# Goats and Ducks Living Together!



## Bifrost (Dec 1, 2014)

This winter we have our three goats and four ducks living in the same barn. the ducks have a separate area they can go in and out of that keeps the goats from eating their grain. What we're finding is an issue is keeping the water clean for the goats to drink.  The ducks keep mucking it up no matter how much we clean it.  

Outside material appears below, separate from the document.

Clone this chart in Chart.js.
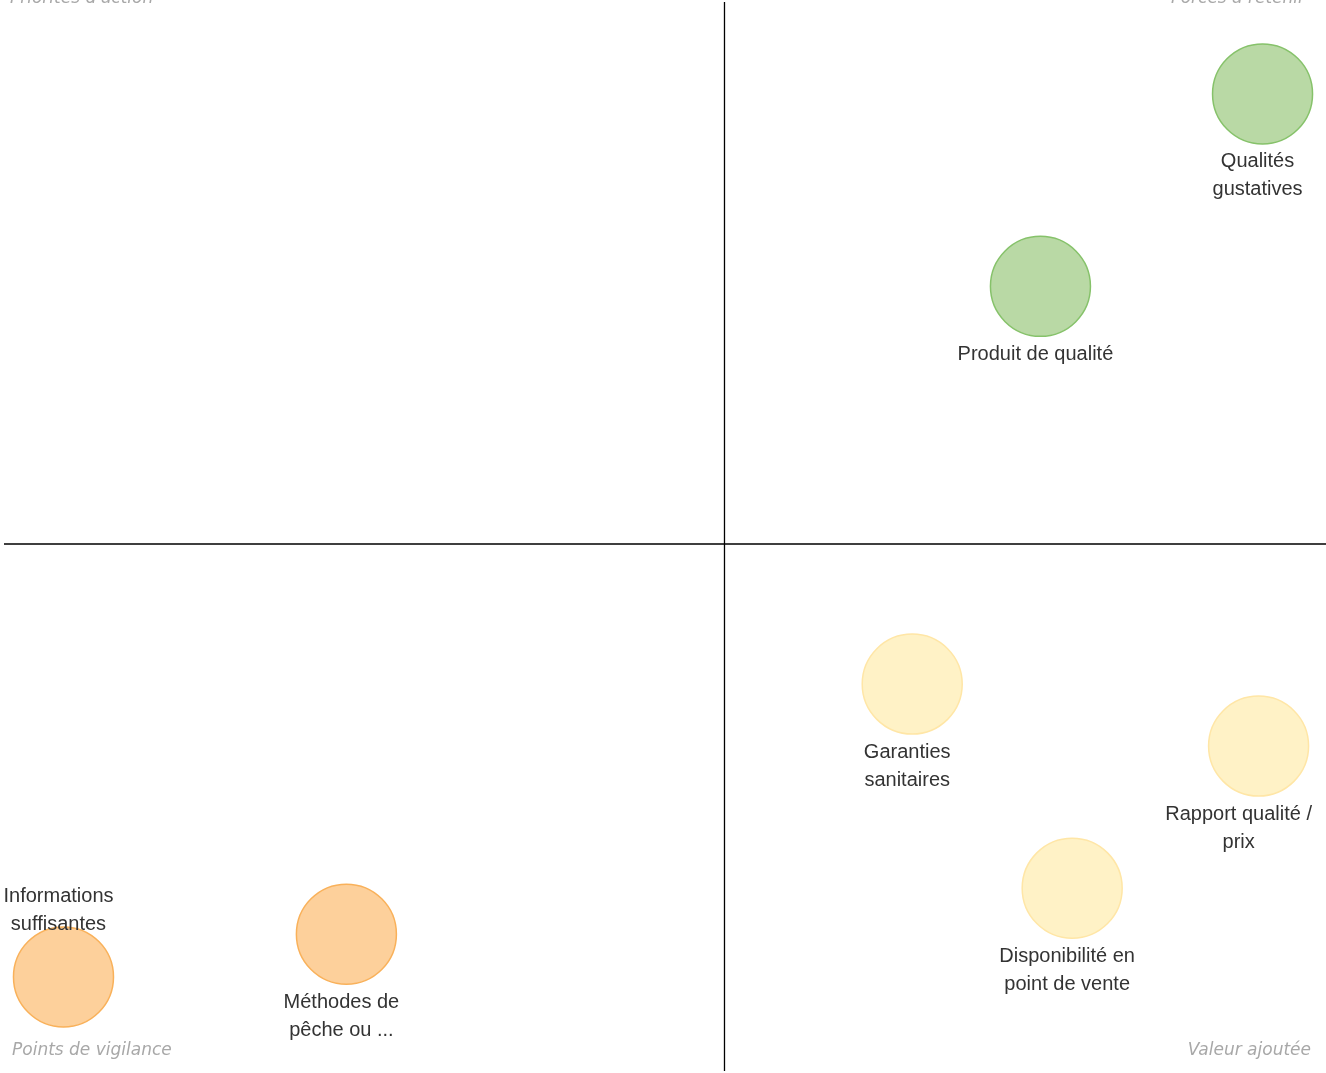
<!DOCTYPE html>
<html>
<head>
<meta charset="utf-8">
<script src="https://cdn.jsdelivr.net/npm/chart.js@4"></script>
<style>
  html, body { margin:0; padding:0; background:#fff; }
  #wrap { width:1326px; height:1073px; position:relative; }
</style>
</head>
<body>
<div id="wrap"><canvas id="matrix"></canvas></div>
<script>
// ── DATA ──
const labels = [
    ['Qualités', 'gustatives'],
    ['Produit de qualité'],
    ['Garanties', 'sanitaires'],
    ['Rapport qualité /', 'prix'],
    ['Disponibilité en', 'point de vente'],
    ['Informations', 'suffisantes'],
    ['Méthodes de', 'pêche ou ...']
];
const satisfaction = [95.2, 78.4, 68.7, 94.9, 80.8, 4.5, 25.9];   // x
const importance   = [91.4, 73.4, 36.2, 30.4, 17.1, 8.8, 12.8];   // y
const groups       = ['force', 'force', 'valeur', 'valeur', 'valeur', 'vigilance', 'vigilance'];
const splitX = 54.5;
const splitY = 49.3;
const corners = {
    topLeft: "Priorités d'action",
    topRight: 'Forces à retenir',
    bottomLeft: 'Points de vigilance',
    bottomRight: 'Valeur ajoutée'
};

const palette = {
    force:     { fill:'#b9d9a5', border:'#86c26a' },
    valeur:    { fill:'#fff2c6', border:'#ffe6a6' },
    vigilance: { fill:'#fdd09b', border:'#f9b15a' }
};

// quadrant lines, corner captions and bubble labels
const quadrantPlugin = {
    id: 'quadrants',
    beforeDatasetsDraw(chart) {
        const { ctx, chartArea: a, scales: { x, y } } = chart;
        const px = x.getPixelForValue(splitX);
        const py = y.getPixelForValue(splitY);
        ctx.save();
        ctx.strokeStyle = '#000';
        ctx.lineWidth = 1.3;
        ctx.beginPath();
        ctx.moveTo(px, a.top); ctx.lineTo(px, a.bottom);
        ctx.moveTo(a.left, py); ctx.lineTo(a.right, py);
        ctx.stroke();

        ctx.fillStyle = '#a8a8a8';
        ctx.font = 'italic 17px "DejaVu Sans", Verdana, sans-serif';
        ctx.textBaseline = 'alphabetic';
        ctx.textAlign = 'left';
        ctx.fillText(corners.topLeft, 10, 3);
        ctx.fillText(corners.bottomLeft, 12, 1055);
        ctx.textAlign = 'right';
        ctx.fillText(corners.topRight, 1305, 3);
        ctx.fillText(corners.bottomRight, 1311, 1055);
        ctx.restore();
    },
    afterDatasetsDraw(chart) {
        const { ctx } = chart;
        const W = chart.width, H = chart.height;
        ctx.save();
        ctx.font = '20px "Liberation Sans", Arial, sans-serif';
        ctx.fillStyle = '#333';
        ctx.textAlign = 'center';
        ctx.textBaseline = 'middle';
        chart.getDatasetMeta(0).data.forEach((pt, i) => {
            const lines = labels[i];
            const r = pt.options.radius;
            const widest = Math.max(...lines.map(l => ctx.measureText(l).width));
            let cx = pt.x - 5;
            cx = Math.max(cx, 2 + widest / 2);
            cx = Math.min(cx, W - 14 - widest / 2);
            let first = pt.y + r + 18;
            if (first + 28 * (lines.length - 1) + 12 > H) {
                first = pt.y - r - 2 - 28 * (lines.length - 1);
            }
            lines.forEach((l, k) => ctx.fillText(l, cx, first + 28 * k));
        });
        ctx.restore();
    }
};

new Chart(document.getElementById('matrix'), {
    type: 'bubble',
    data: {
        datasets: [{
            data: satisfaction.map((v, i) => ({ x: v, y: importance[i], r: 50 })),
            backgroundColor: groups.map(g => palette[g].fill),
            borderColor: groups.map(g => palette[g].border),
            borderWidth: 1.5,
            hoverRadius: 0,
            clip: false
        }]
    },
    options: {
        responsive: true,
        maintainAspectRatio: false,
        animation: false,
        layout: { autoPadding: false, padding: { left: 4, right: 0, top: 2, bottom: 2 } },
        plugins: { legend: { display: false }, tooltip: { enabled: false } },
        scales: {
            x: { display: false, min: 0, max: 100 },
            y: { display: false, min: 0, max: 100 }
        }
    },
    plugins: [quadrantPlugin]
});
</script>
</body>
</html>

Does anyone else keep ducks with their livestock and how do you water the livestock to keep the ducks out of it?  Thanks!
Meg
Bifrost Farms


----------



## Baymule (Dec 1, 2014)

I have 3 runner ducks with my chickens. They dirty up ALL the water, including the dog's water, when we let them out of the coop. The only way to keep them out of the goats water is to totally separate them.


----------



## Southern by choice (Dec 1, 2014)

We have geese and ducks and it is a problem for us, but you can hang water buckets (2 gallon buckets) up. With 3 goats it should be pretty easy because you don't have a bajillion buckets, hang them high enough for the goats to get to but the ducks. Keeping a round big bucket/feeder pan  for the ducks is great and the goats generally won't touch the nasty water.
We have 20 buckets and lots of dogs goats geese and ducks as well as chickens... I scrub them and change them 2-3x day. I wish I could hang all mine but can't.


----------



## mysunwolf (Dec 2, 2014)

I like Southern's idea about hanging buckets of water. We had ducks for a few months before I got so tired of scrubbing duck sh*t from everyone's waterers that I butchered them all...


----------



## Fullhousefarm (Dec 2, 2014)

We keep our 5 gallon buckets on a cinder block and our short trough on cinder blocks to keep the ducks out. We just make steep steps for baby goats. Ducks don't figure them out. We are going to get an automatic horse waterer soon and just put it up high (2 1/2 ft) with a step for baby goats.

Sometimes we also just put a baby gate across the goat pen door (they all share a pasture.) The goats all jump over to get in and out and the ducks don't!

We have a couple Pekings, Buffs, and Khaki Campbells.


----------